I would argue racism has always been the element causing instability. Racism is why we don’t have universal healthcare, it’s why the inequality we do have is so punishing. Republicans are the party of white grievance since at least the 1960s, and even mentioning this fact is enough to send so-called moderates rushing to vote Republican because how dare I point this out.


I think that a lot of what we call racism is dressed up classism. If race A is poorer on average, people of race A will get treated as if they are poor--more likely to steal, more likely to break laws as they have less to lose. If race A is wealthier or the same, on average, the classism won't be intermingled in the same way with race.

Sadly, in the US, we have a terrible system where schools are locally funded, and poor people get poor schools. Under this system, socioeconomic class self-perpetuates.


> people of race A will get treated as if

I think you've just described racism.


While it isn't helpful that you're focusing on definitional terms rather than the point, the dictionary doesn't really back you up here anyhow.

https://www.merriam-webster.com/dictionary/racism


Well, to me part of your point seemed to be that a lot of what we call racism has roots in classism, rather than in beliefs about inherent differences between races.

My point is that the resulting behaviors and discrimination can still be racist, even if they don't have their ultimate roots in racism itself.

From your link:

> also : behavior or attitudes that reflect and foster this belief : racial discrimination or prejudice

> : the systemic oppression of a racial group to the social, economic, and political advantage of another

Edit: Anyway, I do recognize that the distinction you're pointing out does have implications for the best way to address the problems.


That's possible, and it's difficult to disentangle class and race in the US, due to historical racism economically repressing many minorities. However, follow on studies to the famous resume name-swapping study found that the original study used stereotypical lower-class black names as its pool of stereotypical black names. When stereotypical lower-class white names and stereotypical upper-class black names were added to the randomized pool, a larger component of discrimination fell along class lines vs. race lines, for both white and black prospective interviewers.

I hope our discrimination problems fall more along class lines, because that's much easier to solve by implementing economic policies to reduce economic inequalities. Government programs won't change people's races (well, non-terrifying government programs, at least), but policies can change people's economic class.

It's also entirely possible that different areas of the country have different mixes of classism and racism. My wife is of a different race, and our son is mixed race, and my wife and I both went to top-tier schools, so my social group is almost certainly less racist and more classist than the US median.

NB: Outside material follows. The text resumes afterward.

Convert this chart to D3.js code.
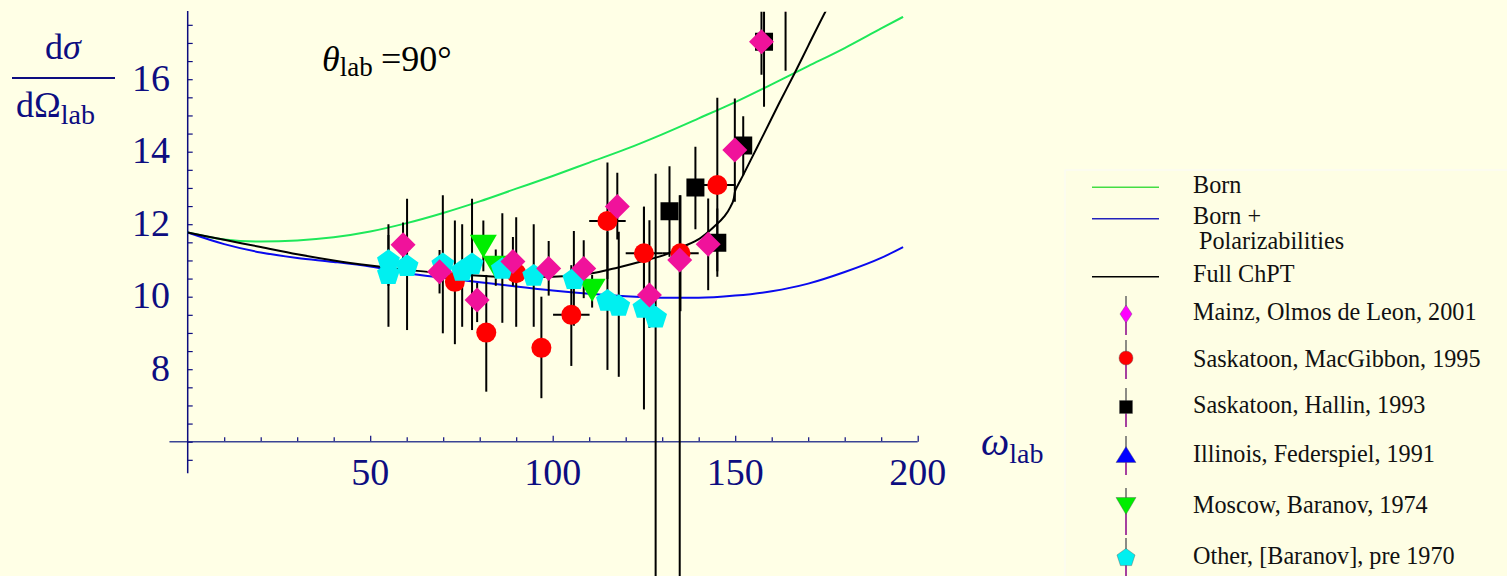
<!DOCTYPE html>
<html><head><meta charset="utf-8">
<script src="https://cdn.jsdelivr.net/npm/d3@7"></script>
<style>body{margin:0;background:#ffffe6}svg{display:block}</style>
</head><body><svg id="c" width="1507" height="576"></svg>
<script>
// ---- data: [omega_lab, dsigma, lowerEnd, upperEnd, omegaHalfWidth]
const mainz = [
  [59.0,11.43,10.8,12.05,0],[69.0,10.69,10.09,11.29,0],[79.3,9.91,9.3,10.38,0],
  [89.1,10.97,10.3,11.65,0],[98.9,10.78,10.03,11.54,0],[108.5,10.78,9.96,11.56,0],
  [117.7,12.49,11.58,13.42,0],[126.5,10.05,9.14,12.11,0],[134.8,11.01,2.2,12.8,0],
  [142.6,11.45,10.18,12.71,0],[149.9,14.05,12.62,15.47,0],[157.2,17.03,16.12,17.9,0],
  [163.8,18.2,16.23,20.2,0]
];
const macgibbon = [
  [73.2,10.41,8.69,12.1,0],[81.8,9.01,7.38,10.6,0],[90.0,10.65,9.17,12.19,0],
  [96.9,8.59,7.2,10.0,0],[105.1,9.50,8.09,10.87,5],[115.0,12.09,10.49,13.7,5],
  [125.0,11.20,9.9,12.48,5],[135.0,11.20,9.6,12.8,5],[145.1,13.08,10.7,15.49,5]
];
const hallin = [
  [132.0,12.36,11.1,13.6,0],[139.1,13.01,11.86,14.14,0],[145.1,11.49,10.55,12.43,0],
  [152.2,14.17,13.35,14.98,0],[157.9,17.03,15.24,18.9,0]
];
const federspiel = [];
const baranov = [
  [81.0,11.39,10.7,12.1,0],[84.4,10.81,10.3,11.3,0],[110.8,10.18,9.7,10.6,0]
];
const other = [
  [55.0,11.01,10.3,11.7,0],[55.0,10.65,9.17,12.0,0],[60.1,10.87,9.08,12.7,0],
  [69.9,10.92,8.99,12.8,0],[75.2,10.74,9.17,12.0,0],[77.9,10.92,9.08,12.7,0],
  [86.2,10.79,9.28,12.3,0],[94.8,10.60,9.17,12.0,0],[105.8,10.51,9.2,11.81,0],
  [115.0,9.91,7.98,11.79,0],[118.1,9.77,7.79,11.79,0],[125.0,9.72,6.89,12.48,0],
  [128.2,9.45,2.2,13.39,0]
];
// theory curves [omega, dsigma]
const born = [[0,11.77],[10,11.58],[20,11.52],[30,11.55],[40,11.64],[50,11.8],[60,12.03],
  [70,12.31],[80,12.63],[90,12.98],[100,13.33],[110,13.7],[120,14.07],[130,14.48],
  [140,14.92],[150,15.37],[160,15.86],[170,16.36],[180,16.86],[190,17.4],[196,17.72]];
const bornPol = [[0,11.77],[10,11.45],[20,11.22],[30,11.07],[40,10.96],[50,10.83],[60,10.65],
  [70,10.52],[80,10.40],[90,10.28],[100,10.17],[110,10.08],[120,10.01],[130,9.97],
  [140,9.97],[150,10.03],[160,10.15],[170,10.36],[180,10.68],[190,11.07],[196,11.37]];
const chpt = [[0,11.77],[10,11.57],[20,11.37],[30,11.17],[40,11.0],[50,10.86],[60,10.74],
  [70,10.65],[80,10.58],[90,10.54],[100,10.55],[110,10.63],[117.7,10.8],[125,10.99],
  [131.4,11.18],[135,11.35],[140.5,11.62],[144.2,11.93],[146.9,12.2],[148.7,12.48],
  [149.6,12.7],[150.0,12.92],[150.6,13.05],[152,13.32],[155,13.92],[157.9,14.5],
  [162,15.33],[166.1,16.13],[170,16.92],[174.8,17.88],[177,18.3]];
const xTickLabels = [50,100,150,200];
const yTickLabels = [8,10,12,14,16];
const legendNames = ["Born","Born +"," Polarizabilities","Full ChPT",
  "Mainz, Olmos de Leon, 2001","Saskatoon, MacGibbon, 1995","Saskatoon, Hallin, 1993",
  "Illinois, Federspiel, 1991","Moscow, Baranov, 1974","Other, [Baranov], pre 1970"];

// ---- drawing
const svg = d3.select("#c");
const NAVY = "#0d0d80", SERIF = "Liberation Serif, Times New Roman, serif";
svg.append("rect").attr("width",1507).attr("height",576).attr("fill","#ffffe6");

const x = d3.scaleLinear().domain([0,200]).range([187.7,917.7]);
const y = d3.scaleLinear().domain([6,16]).range([441.7,79.2]);

// axes
const gx = svg.append("g").attr("transform",`translate(0,${y(6)})`)
  .call(d3.axisBottom(x).tickValues(d3.range(10,201,10)).tickSize(0).tickFormat(""));
gx.select(".domain").remove();
gx.selectAll(".tick line").attr("y2",d=>d%50===0?-6:-4.5).attr("stroke",NAVY).attr("stroke-width",1.2);
svg.append("line").attr("x1",x(-5)).attr("x2",x(200)).attr("y1",y(6)).attr("y2",y(6))
  .attr("stroke","#3a4494").attr("stroke-width",1.6);

const gy = svg.append("g").attr("transform",`translate(${x(0)},0)`)
  .call(d3.axisLeft(y).tickValues(d3.range(5.5,17.6,0.5)).tickSize(0).tickFormat(""));
gy.select(".domain").remove();
gy.selectAll(".tick line").attr("x2",5).attr("stroke",NAVY).attr("stroke-width",1.2);
svg.append("line").attr("x1",x(0)).attr("x2",x(0)).attr("y1",y(5.13)).attr("y2",y(17.88))
  .attr("stroke",NAVY).attr("stroke-width",1.5);

svg.selectAll(".xl").data(xTickLabels).join("text").attr("class","xl")
  .attr("x",d=>x(d)).attr("y",485).attr("text-anchor","middle")
  .attr("font-family",SERIF).attr("font-size",38).attr("fill",NAVY).text(d=>d);
svg.selectAll(".yl").data(yTickLabels).join("text").attr("class","yl")
  .attr("x",170).attr("y",d=>y(d)+11.5).attr("text-anchor","end")
  .attr("font-family",SERIF).attr("font-size",38).attr("fill",NAVY).text(d=>d);

// y label fraction
const t1 = svg.append("text").attr("x",63).attr("y",58.7).attr("text-anchor","middle")
  .attr("font-family",SERIF).attr("font-size",36).attr("fill",NAVY);
t1.append("tspan").text("d"); t1.append("tspan").attr("font-style","italic").text("σ");
svg.append("line").attr("x1",12).attr("x2",115).attr("y1",78).attr("y2",78)
  .attr("stroke",NAVY).attr("stroke-width",2);
const t2 = svg.append("text").attr("x",16).attr("y",117.3)
  .attr("font-family",SERIF).attr("font-size",36).attr("fill",NAVY);
t2.append("tspan").text("dΩ");
t2.append("tspan").attr("font-size",28).attr("dy",7).text("lab");

// theta label
const th = svg.append("text").attr("x",322).attr("y",70.7)
  .attr("font-family",SERIF).attr("font-size",36).attr("fill","#000");
th.append("tspan").attr("font-style","italic").text("θ");
th.append("tspan").attr("font-size",27).attr("dy",5).text("lab");
th.append("tspan").attr("dy",-5).attr("x",381).text("=90°");

// omega label
const om = svg.append("text").attr("x",981).attr("y",455)
  .attr("font-family",SERIF).attr("font-size",40).attr("fill",NAVY);
om.append("tspan").attr("font-style","italic").text("ω");
om.append("tspan").attr("font-size",28).attr("dy",8).text("lab");

// plot content (clipped at top)
svg.append("clipPath").attr("id","clip").append("rect")
  .attr("x",0).attr("y",11.7).attr("width",1060).attr("height",600);
const plot = svg.append("g").attr("clip-path","url(#clip)");

const line = d3.line().x(d=>x(d[0])).y(d=>y(d[1])).curve(d3.curveMonotoneX);
plot.append("path").datum(born).attr("d",line).attr("fill","none").attr("stroke","#1ee85a").attr("stroke-width",2);
plot.append("path").datum(bornPol).attr("d",line).attr("fill","none").attr("stroke","#0a0aee").attr("stroke-width",2);
plot.append("path").datum(chpt).attr("d",line).attr("fill","none").attr("stroke","#000").attr("stroke-width",2);

// marker shapes
function shape(type){
  if(type==="diamond"){const r=12.5;return `M0,${-r}L${r},0L0,${r}L${-r},0Z`;}
  if(type==="square"){const h=9;return `M${-h},${-h}H${h}V${h}H${-h}Z`;}
  if(type==="circle"){const r=10;return `M${r},0A${r},${r},0,1,1,${-r},0A${r},${r},0,1,1,${r},0Z`;}
  if(type==="down"){return `M-13.5,-11.5L13.5,-11.5L0,11.5Z`;}
  if(type==="up"){return `M-13.5,11.5L13.5,11.5L0,-11.5Z`;}
  if(type==="pent"){const R=12;let p=[];for(let k=0;k<5;k++){const a=(-90+72*k)*Math.PI/180;p.push([R*Math.cos(a),R*Math.sin(a)+1.1]);}
    return "M"+p.map(q=>q.join(",")).join("L")+"Z";}
}
const series = [
  {data:macgibbon,type:"circle",color:"#ff0000"},
  {data:hallin,type:"square",color:"#000000"},
  {data:federspiel,type:"up",color:"#0000ff"},
  {data:baranov,type:"down",color:"#00ee00"},
  {data:other,type:"pent",color:"#00f0f0"},
  {data:mainz,type:"diamond",color:"#f0129b"}
];
// error bars
series.forEach(s=>{
  plot.append("g").selectAll("line").data(s.data).join("line")
    .attr("x1",d=>x(d[0])).attr("x2",d=>x(d[0])).attr("y1",d=>y(d[2])).attr("y2",d=>y(d[3]))
    .attr("stroke","#000").attr("stroke-width",2);
  plot.append("g").selectAll("line").data(s.data.filter(d=>d[4]>0)).join("line")
    .attr("x1",d=>x(d[0]-d[4])).attr("x2",d=>x(d[0]+d[4])).attr("y1",d=>y(d[1])).attr("y2",d=>y(d[1]))
    .attr("stroke","#000").attr("stroke-width",2);
});
series.forEach(s=>{
  plot.append("g").selectAll("path").data(s.data).join("path")
    .attr("transform",d=>`translate(${x(d[0])},${y(d[1])})`)
    .attr("d",shape(s.type)).attr("fill",s.color);
});

// legend
const lg = svg.append("g");
lg.append("rect").attr("x",1065).attr("y",170).attr("width",450).attr("height",420)
  .attr("fill","#fefee4").attr("stroke","#fbfbf2").attr("stroke-width",1.5);
const lineItems = [{c:"#44dd44",y:187.3},{c:"#2222bb",y:218.7},{c:"#000",y:276.7}];
lg.selectAll(".ll").data(lineItems).join("line").attr("class","ll")
  .attr("x1",1092).attr("x2",1159).attr("y1",d=>d.y).attr("y2",d=>d.y)
  .attr("stroke",d=>d.c).attr("stroke-width",1.6);
const textPos = [[1193,193.3],[1193,224.3],[1193,249.3],[1193,282.3],[1193,320],
  [1193,366.5],[1193,413.3],[1193,461.7],[1193,512.7],[1193,564]];
lg.selectAll(".lt").data(legendNames).join("text").attr("class","lt")
  .attr("x",(d,i)=>textPos[i][0]).attr("y",(d,i)=>textPos[i][1])
  .attr("font-family",SERIF).attr("font-size",24.2).attr("fill","#111")
  .attr("xml:space","preserve").style("white-space","pre").text(d=>d);
const legMarks = [
  {y:314,t:"ldiamond",c:"#ff00ff",top:296,bot:335},
  {y:358,t:"lcircle",c:"#ff0000",top:340,bot:379},
  {y:407,t:"lsquare",c:"#000",top:388,bot:427},
  {y:455,t:"lup",c:"#0000ff",top:436,bot:475},
  {y:506,t:"ldown",c:"#00ee00",top:488,bot:535},
  {y:557,t:"lpent",c:"#00f0f0",top:538,bot:578}
];
function lshape(t){
  if(t==="ldiamond") return "M0,-9L6,0L0,9L-6,0Z";
  if(t==="lcircle") return "M7,0A7,7,0,1,1,-7,0A7,7,0,1,1,7,0Z";
  if(t==="lsquare") return "M-6.5,-6.5H6.5V6.5H-6.5Z";
  if(t==="lup") return "M-10,7.5L10,7.5L0,-8.5Z";
  if(t==="ldown") return "M-10,-8.5L10,-8.5L0,8.5Z";
  if(t==="lpent"){const R=9.5;let p=[];for(let k=0;k<5;k++){const a=(-90+72*k)*Math.PI/180;p.push([R*Math.cos(a),R*Math.sin(a)+0.9]);}
    return "M"+p.map(q=>q.join(",")).join("L")+"Z";}
}
const lm = lg.selectAll(".lm").data(legMarks).join("g").attr("class","lm")
  .attr("transform",d=>`translate(1126,${d.y})`);
lm.append("line").attr("y1",d=>d.top-d.y).attr("y2",0).attr("stroke","#666").attr("stroke-width",1.5);
lm.append("line").attr("y1",0).attr("y2",d=>d.bot-d.y).attr("stroke","#880088").attr("stroke-width",1.5);
lm.append("path").attr("d",d=>lshape(d.t)).attr("fill",d=>d.c).attr("stroke","#555").attr("stroke-width",0.4);
</script></body></html>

It's very difficult and dangerous to extrapolate my lived truth to the whole nation.


Class is cultural before it's monetary. You can give Billy-bob a million dollars- a rich hick, a hick remains.

Every class tranche uses fashion to differentiate themselves from the tranche just below, while imitating the tranches above. The upper class used to wear fancy clothes to differentiate themselves from the middle class; the middle class started wearing the clothes of the upper class to try and join them; boom, ghetto chic becomes popular among ivy-leaguers. (They don't have to worry about being mistaken for actual lower-class people; the cultural differences are big enough that that isn't a concern).

This helps maintain in-group selection with all the wonderful effects it has.


idk. The USA didn’t actually become a full democracy (by modern standards) until the 1960s, after the civil rights act of 1964 when voting rights were (mostly) guaranteed. We are currently witnessing these rights being rolled back. One can just as easily say that the USA is ending a 60 year experiment with equal rights and regressing to the tried and trusted 200 years of slanted democracy.

But that’s not what I’m interested in though. False analogs and convenient distinctions are easy to come by. What I’m looking for is a historical trend of voting behavior during a democratic regression.